In 2011, Yusuf would later gain a seat in the advisory council of The Hague Institute for Global Justice.

On 6 February 2018, Yusuf was appointed President of the International Court of Justice. He became the third African to hold the title after Nigeria's Taslim Olawale Elias (1982-1985) and Algeria's Mohamed Bedjaoui (1994-1997).

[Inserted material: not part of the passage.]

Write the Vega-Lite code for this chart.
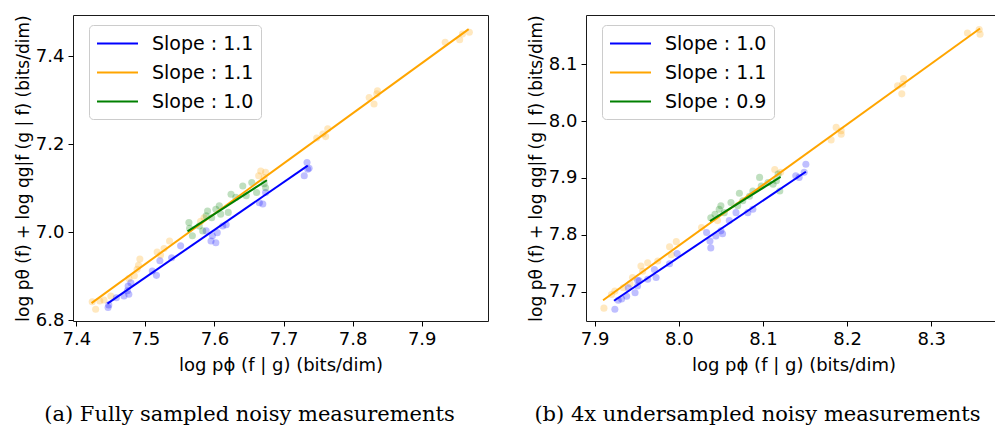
{
  "$schema": "https://vega.github.io/schema/vega-lite/v6.json",
  "autosize": {"type": "pad"},
  "padding": {"left": 13, "top": 14, "right": 0, "bottom": 0},
  "background": "white",
  "config": {
    "view": {"stroke": "#1a1a1a", "strokeWidth": 1},
    "axis": {"grid": false, "domain": false, "tickColor": "#000", "tickSize": 5, "tickWidth": 1, "labelFont": "DejaVu Sans", "labelFontSize": 18, "labelColor": "#000", "labelPadding": 4, "titleFont": "DejaVu Sans", "titleFontSize": 18, "titleFontWeight": "normal", "titleColor": "#000", "format": ".1f"},
    "axisX": {"titlePadding": 8},
    "legend": {"orient": "none", "legendX": 16, "legendY": 10, "padding": 7, "fillColor": "white", "strokeColor": "#cccccc", "cornerRadius": 4, "symbolType": "M-2,0H2", "symbolSize": 420, "symbolOffset": 10, "symbolStrokeWidth": 2, "labelFont": "DejaVu Sans", "labelFontSize": 19, "labelColor": "#000", "labelOffset": 23, "rowPadding": 7, "title": null},
    "title": {"font": "DejaVu Serif", "fontSize": 21, "fontWeight": "normal", "color": "#000", "orient": "bottom", "anchor": "middle"}
  },
  "datasets": {
    "pa": [
      {"s": "s2", "x": 7.423, "y": 6.842}, {"s": "s2", "x": 7.428, "y": 6.825}, {"s": "s2", "x": 7.434, "y": 6.844}, {"s": "s2", "x": 7.440, "y": 6.846}, {"s": "s2", "x": 7.450, "y": 6.855},
      {"s": "s2", "x": 7.476, "y": 6.895}, {"s": "s2", "x": 7.484, "y": 6.901}, {"s": "s2", "x": 7.488, "y": 6.916}, {"s": "s2", "x": 7.490, "y": 6.925}, {"s": "s2", "x": 7.492, "y": 6.939},
      {"s": "s2", "x": 7.517, "y": 6.955}, {"s": "s2", "x": 7.522, "y": 6.948}, {"s": "s2", "x": 7.527, "y": 6.963}, {"s": "s2", "x": 7.535, "y": 6.980}, {"s": "s2", "x": 7.580, "y": 7.025},
      {"s": "s2", "x": 7.585, "y": 7.033}, {"s": "s2", "x": 7.664, "y": 7.128}, {"s": "s2", "x": 7.667, "y": 7.139}, {"s": "s2", "x": 7.674, "y": 7.136}, {"s": "s2", "x": 7.672, "y": 7.124},
      {"s": "s2", "x": 7.748, "y": 7.214}, {"s": "s2", "x": 7.757, "y": 7.223}, {"s": "s2", "x": 7.761, "y": 7.217}, {"s": "s2", "x": 7.764, "y": 7.235}, {"s": "s2", "x": 7.824, "y": 7.306},
      {"s": "s2", "x": 7.831, "y": 7.291}, {"s": "s2", "x": 7.836, "y": 7.321}, {"s": "s2", "x": 7.835, "y": 7.314}, {"s": "s2", "x": 7.934, "y": 7.431}, {"s": "s2", "x": 7.955, "y": 7.437},
      {"s": "s2", "x": 7.959, "y": 7.450}, {"s": "s2", "x": 7.969, "y": 7.454},
      {"s": "s1", "x": 7.446, "y": 6.829}, {"s": "s1", "x": 7.447, "y": 6.835}, {"s": "s1", "x": 7.458, "y": 6.851}, {"s": "s1", "x": 7.469, "y": 6.855}, {"s": "s1", "x": 7.474, "y": 6.867},
      {"s": "s1", "x": 7.475, "y": 6.878}, {"s": "s1", "x": 7.479, "y": 6.885}, {"s": "s1", "x": 7.476, "y": 6.859}, {"s": "s1", "x": 7.510, "y": 6.912}, {"s": "s1", "x": 7.516, "y": 6.902},
      {"s": "s1", "x": 7.521, "y": 6.935}, {"s": "s1", "x": 7.538, "y": 6.942}, {"s": "s1", "x": 7.551, "y": 6.969}, {"s": "s1", "x": 7.588, "y": 7.003}, {"s": "s1", "x": 7.595, "y": 6.980},
      {"s": "s1", "x": 7.597, "y": 6.992}, {"s": "s1", "x": 7.604, "y": 6.999}, {"s": "s1", "x": 7.612, "y": 7.014}, {"s": "s1", "x": 7.617, "y": 7.017}, {"s": "s1", "x": 7.602, "y": 6.976},
      {"s": "s1", "x": 7.665, "y": 7.067}, {"s": "s1", "x": 7.670, "y": 7.064}, {"s": "s1", "x": 7.674, "y": 7.090}, {"s": "s1", "x": 7.734, "y": 7.158}, {"s": "s1", "x": 7.735, "y": 7.143},
      {"s": "s1", "x": 7.730, "y": 7.128}, {"s": "s1", "x": 7.737, "y": 7.145},
      {"s": "s3", "x": 7.564, "y": 7.009}, {"s": "s3", "x": 7.568, "y": 6.992}, {"s": "s3", "x": 7.578, "y": 7.014}, {"s": "s3", "x": 7.588, "y": 7.037}, {"s": "s3", "x": 7.590, "y": 7.048},
      {"s": "s3", "x": 7.596, "y": 7.033}, {"s": "s3", "x": 7.602, "y": 7.052}, {"s": "s3", "x": 7.607, "y": 7.060}, {"s": "s3", "x": 7.609, "y": 7.041}, {"s": "s3", "x": 7.620, "y": 7.045},
      {"s": "s3", "x": 7.624, "y": 7.086}, {"s": "s3", "x": 7.631, "y": 7.079}, {"s": "s3", "x": 7.641, "y": 7.105}, {"s": "s3", "x": 7.646, "y": 7.083}, {"s": "s3", "x": 7.654, "y": 7.113},
      {"s": "s3", "x": 7.661, "y": 7.090}, {"s": "s3", "x": 7.672, "y": 7.110}, {"s": "s3", "x": 7.674, "y": 7.101}, {"s": "s3", "x": 7.563, "y": 7.022}, {"s": "s3", "x": 7.583, "y": 7.003}
    ],
    "la": [
      {"s": "s1", "x": 7.445, "y": 6.838}, {"s": "s1", "x": 7.735, "y": 7.151},
      {"s": "s2", "x": 7.422, "y": 6.839}, {"s": "s2", "x": 7.968, "y": 7.461},
      {"s": "s3", "x": 7.561, "y": 7.002}, {"s": "s3", "x": 7.676, "y": 7.118}
    ],
    "pb": [
      {"s": "s2", "x": 7.911, "y": 7.671}, {"s": "s2", "x": 7.920, "y": 7.695}, {"s": "s2", "x": 7.924, "y": 7.701}, {"s": "s2", "x": 7.934, "y": 7.707}, {"s": "s2", "x": 7.942, "y": 7.714},
      {"s": "s2", "x": 7.945, "y": 7.725}, {"s": "s2", "x": 7.955, "y": 7.745}, {"s": "s2", "x": 7.957, "y": 7.736}, {"s": "s2", "x": 7.963, "y": 7.751}, {"s": "s2", "x": 7.975, "y": 7.754},
      {"s": "s2", "x": 7.989, "y": 7.779}, {"s": "s2", "x": 7.991, "y": 7.765}, {"s": "s2", "x": 7.997, "y": 7.788}, {"s": "s2", "x": 8.027, "y": 7.813}, {"s": "s2", "x": 8.046, "y": 7.825},
      {"s": "s2", "x": 8.114, "y": 7.915}, {"s": "s2", "x": 8.121, "y": 7.910}, {"s": "s2", "x": 8.181, "y": 7.967}, {"s": "s2", "x": 8.187, "y": 7.989}, {"s": "s2", "x": 8.193, "y": 7.977},
      {"s": "s2", "x": 8.193, "y": 7.983}, {"s": "s2", "x": 8.260, "y": 8.062}, {"s": "s2", "x": 8.265, "y": 8.048}, {"s": "s2", "x": 8.266, "y": 8.065}, {"s": "s2", "x": 8.267, "y": 8.075},
      {"s": "s2", "x": 8.343, "y": 8.155}, {"s": "s2", "x": 8.357, "y": 8.161}, {"s": "s2", "x": 8.358, "y": 8.153},
      {"s": "s1", "x": 7.924, "y": 7.669}, {"s": "s1", "x": 7.928, "y": 7.685}, {"s": "s1", "x": 7.932, "y": 7.687}, {"s": "s1", "x": 7.938, "y": 7.692}, {"s": "s1", "x": 7.940, "y": 7.707},
      {"s": "s1", "x": 7.948, "y": 7.698}, {"s": "s1", "x": 7.951, "y": 7.720}, {"s": "s1", "x": 7.951, "y": 7.710}, {"s": "s1", "x": 7.953, "y": 7.719}, {"s": "s1", "x": 7.963, "y": 7.722},
      {"s": "s1", "x": 7.971, "y": 7.739}, {"s": "s1", "x": 7.973, "y": 7.725}, {"s": "s1", "x": 7.989, "y": 7.749}, {"s": "s1", "x": 7.998, "y": 7.767}, {"s": "s1", "x": 8.033, "y": 7.804},
      {"s": "s1", "x": 8.037, "y": 7.789}, {"s": "s1", "x": 8.038, "y": 7.777}, {"s": "s1", "x": 8.044, "y": 7.798}, {"s": "s1", "x": 8.050, "y": 7.807}, {"s": "s1", "x": 8.052, "y": 7.802},
      {"s": "s1", "x": 8.060, "y": 7.825}, {"s": "s1", "x": 8.068, "y": 7.839}, {"s": "s1", "x": 8.082, "y": 7.839}, {"s": "s1", "x": 8.088, "y": 7.845}, {"s": "s1", "x": 8.139, "y": 7.904},
      {"s": "s1", "x": 8.143, "y": 7.901}, {"s": "s1", "x": 8.149, "y": 7.910}, {"s": "s1", "x": 8.151, "y": 7.924},
      {"s": "s3", "x": 8.038, "y": 7.830}, {"s": "s3", "x": 8.043, "y": 7.836}, {"s": "s3", "x": 8.048, "y": 7.845}, {"s": "s3", "x": 8.050, "y": 7.851}, {"s": "s3", "x": 8.054, "y": 7.839},
      {"s": "s3", "x": 8.062, "y": 7.857}, {"s": "s3", "x": 8.070, "y": 7.851}, {"s": "s3", "x": 8.072, "y": 7.873}, {"s": "s3", "x": 8.076, "y": 7.860}, {"s": "s3", "x": 8.084, "y": 7.868},
      {"s": "s3", "x": 8.088, "y": 7.877}, {"s": "s3", "x": 8.096, "y": 7.901}, {"s": "s3", "x": 8.098, "y": 7.886}, {"s": "s3", "x": 8.106, "y": 7.892}, {"s": "s3", "x": 8.112, "y": 7.889},
      {"s": "s3", "x": 8.118, "y": 7.907}, {"s": "s3", "x": 8.120, "y": 7.877}, {"s": "s3", "x": 8.116, "y": 7.895}
    ],
    "lb": [
      {"s": "s1", "x": 7.923, "y": 7.684}, {"s": "s1", "x": 8.151, "y": 7.911},
      {"s": "s2", "x": 7.910, "y": 7.685}, {"s": "s2", "x": 8.358, "y": 8.163},
      {"s": "s3", "x": 8.037, "y": 7.824}, {"s": "s3", "x": 8.121, "y": 7.902}
    ]
  },
  "spacing": 37,
  "resolve": {"legend": {"color": "independent"}, "scale": {"color": "independent"}},
  "hconcat": [
    {
      "width": 415, "height": 306,
      "title": {"text": "(a) Fully sampled noisy measurements", "offset": 30, "dx": -31},
      "layer": [
        {
          "data": {"name": "pa"},
          "mark": {"type": "circle", "size": 50, "opacity": 0.25},
          "encoding": {
            "x": {"field": "x", "type": "quantitative", "scale": {"domain": [7.3952, 7.996], "nice": false, "zero": false}, "axis": {"values": [7.4, 7.5, 7.6, 7.7, 7.8, 7.9], "title": "log pϕ (f | g) (bits/dim)"}},
            "y": {"field": "y", "type": "quantitative", "scale": {"domain": [6.7984, 7.4931], "nice": false, "zero": false}, "axis": {"values": [6.8, 7.0, 7.2, 7.4], "title": "log pθ (f) + log qg|f (g | f) (bits/dim)", "titlePadding": 3, "titleFontSize": 17}},
            "fill": {"field": "s", "type": "nominal", "scale": {"domain": ["s1", "s2", "s3"], "range": ["#0000ff", "#ffa500", "#008000"]}, "legend": null}
          }
        },
        {
          "data": {"name": "la"},
          "mark": {"type": "line", "strokeWidth": 2},
          "encoding": {
            "x": {"field": "x", "type": "quantitative"},
            "y": {"field": "y", "type": "quantitative"},
            "color": {"field": "s", "type": "nominal", "scale": {"domain": ["s1", "s2", "s3"], "range": ["#0000ff", "#ffa500", "#008000"]}, "legend": {"labelExpr": "datum.label == 's3' ? 'Slope : 1.0' : 'Slope : 1.1'"}}
          }
        }
      ]
    },
    {
      "width": 415, "height": 306,
      "title": {"text": "(b) 4x undersampled noisy measurements", "offset": 30, "dx": -36},
      "layer": [
        {
          "data": {"name": "pb"},
          "mark": {"type": "circle", "size": 50, "opacity": 0.25},
          "encoding": {
            "x": {"field": "x", "type": "quantitative", "scale": {"domain": [7.8897, 8.3829], "nice": false, "zero": false}, "axis": {"values": [7.9, 8.0, 8.1, 8.2, 8.3], "title": "log pϕ (f | g) (bits/dim)"}},
            "y": {"field": "y", "type": "quantitative", "scale": {"domain": [7.6484, 8.1867], "nice": false, "zero": false}, "axis": {"values": [7.7, 7.8, 7.9, 8.0, 8.1], "title": "log pθ (f) + log qg|f (g | f) (bits/dim)", "titlePadding": 3, "titleFontSize": 17}},
            "fill": {"field": "s", "type": "nominal", "scale": {"domain": ["s1", "s2", "s3"], "range": ["#0000ff", "#ffa500", "#008000"]}, "legend": null}
          }
        },
        {
          "data": {"name": "lb"},
          "mark": {"type": "line", "strokeWidth": 2},
          "encoding": {
            "x": {"field": "x", "type": "quantitative"},
            "y": {"field": "y", "type": "quantitative"},
            "color": {"field": "s", "type": "nominal", "scale": {"domain": ["s1", "s2", "s3"], "range": ["#0000ff", "#ffa500", "#008000"]}, "legend": {"labelExpr": "datum.label == 's1' ? 'Slope : 1.0' : (datum.label == 's2' ? 'Slope : 1.1' : 'Slope : 0.9')"}}
          }
        }
      ]
    }
  ]
}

On 6 June 2025 he announced that he would resign from the Court, effective from 30 September of the same year. The UN Security Council and the General Assembly elected Kenya's Phoebe Okowa to complete Yusuf's term, which would have concluded in February 2027.

== Publications ==

- Panafricanisme et droit international, Académie de droit international de La Haye, hors collection, 2017.
- Intellectual Property and International Trade:  The Trips Agreement (ed. with C. Correa), 3rd Edition (Kluwer Law International, 2016).
- African Yearbook of International Law, (Founder and General Editor), (Vols. 1-21), 1993–2016, Kluwer Law International and Nijhoff Publishers (London, The Hague, Boston).
- Pan-Africanism and International Law, Brill, Nijhoff, 2014.
- L’Union africaine: cadre juridique et institutionnel. Manuel sur l’organisation panafricaine (ed. with F. Ouguergouz), Paris:  Pedone, 2013.
- The African Union:  Legal and Institutional Framework.  A Manual on the Pan-African Organization (ed. with F. Ouguergouz), Leiden: Nijhoff, 2012.
- Standard setting in UNESCO/L’action normative à l’UNESCO (ed.), Paris: UNESCO Publishing and Leiden: Nijhoff, 2007.
- Intellectual Property and International Trade:  the TRIPS Agreement (ed. with C. Correa), The Hague: Kluwer Law International, 1st edition, 1998, 2nd edition, 2007.
- International Technology Transfer:  The Origins and Aftermath of the United Nations Negotiations on a Draft Code of Conduct  (ed. with S.J. Patel and P. Roffe), The Hague: Kluwer Law International, 2001.
- Legal Aspects of Trade Preferences for Developing States:  A study in the Influence of Development Needs on the Evolution of International Law, The Hague:  Nijhoff Publishers, 1982.